How widespread is lime?

  • Not sure if there are any countries that don’t have limestone. Deposits are usually very thick; around 10% of all the world’s sedimetary rocks are limestones.
  • Limestone is calcium carbonate, but so is coral and seashells – and these can be burnt to produce quicklime too. Not a good idea though – coral reefs are precious and endangered.
  • Wood is the best fuel for burning lime (see above), and trees are found pretty much everywhere too (have to be re-planted for this to be an environmentally-friendly option though – Wingate estimates around 14 hectares of tree plantation are needed for each daily tonnage of quicklime produced by the kiln).
  • A relatively small outcrop of limestone can produce quite a lot of lime. a deposit of limestone one metre thick (and they are usually thicker) covering just one acre would yield around 30,000 tonnes of limestone, which would allow a small kiln, after quarrying losses, to produce 3 tonnes of quicklime per day for 10 years, bearing in mind that a tonne of limestone will yield slightly less than half a tonne of quicklime (Wingate, Small-scale Lime Burning).
  • Best to burn a sample of the local limestone as a trial to see what kind of quicklime it produces, and then to slake it to see what kind of lime putty it produces.

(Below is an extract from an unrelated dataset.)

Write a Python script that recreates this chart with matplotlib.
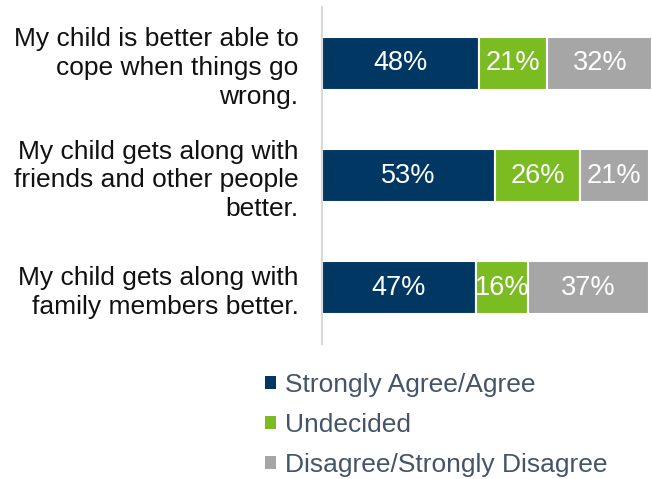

  • Wingate’s book covers different types of kiln, from heaps of wood and limestone (i.e. no kiln at all), to pits, domes, basic kilns and very expensive and sophisticated modern kilns.
  • Simple kilns can be built of brick, but with lime mortar (firebrick and fireclay mortar around the burn zone), and definitely not cement, as it is inflexible and will crack as it expands with the high temperatures; kilns can be made of stone too, but (of course) make sure it’s not limestone, as your kiln will turn to quicklime!


  • Using wood to burn limestone means relatively low temperatures (around 900°C) which produces good, reactive quicklime. The process is relatively slow using wood at low temps. Another reason that wood is a good fuel for lime burning is that it produces a long flame, without any concentrations of areas of high temperature. This is important in burning the lime evenly, resulting in a uniform batch of quicklime with no ‘underburnt’ or ‘overburnt’ parts.
  • In most small-scale, middle-of-the-road kilns (i.e. not basic ones or very expensive ones) the fuel and limestone are added from the top (i.e. in a ‘vertical shaft’ kiln), and lumps of quicklime fall and are removed from the bottom. it is a continuous process – the fire in the kiln doesn’t go out unless the kiln needs to be inspected or repaired.
  • These kind of kilns can be home-made, but there are off-the-shelf models available too.
  • Layers of wood and lumps of limestone are built up in the kiln – about 5 of each, with kindling at the bottom. The limestone is in lump form so that there will be gaps between the limestone and fuel through which the flames, heat and air can rise.
  • The skill of lime burning is in keeping the fire about half way up the kiln, with new material being pre-heated above, and quicklime cooling below, waiting to be removed.
  • For every tonne of limestone burnt, around 250kg of wood is needed.
  • Coal, coke or gas can be used as a fuel, but why use a fossil fuel when you can use a renewable fuel, especially when the renewable fuel produces better results? Charcoal can also be used, but again, wood produces better results, so why not just cut out the charcoal-making process and use wood in the first place.
  • Modern kilns often don’t use wood, and achieve temps of around 1200°C to speed up the reaction. Over this temperature, the pores of the lime can be closed and the quicklime will be unreactive.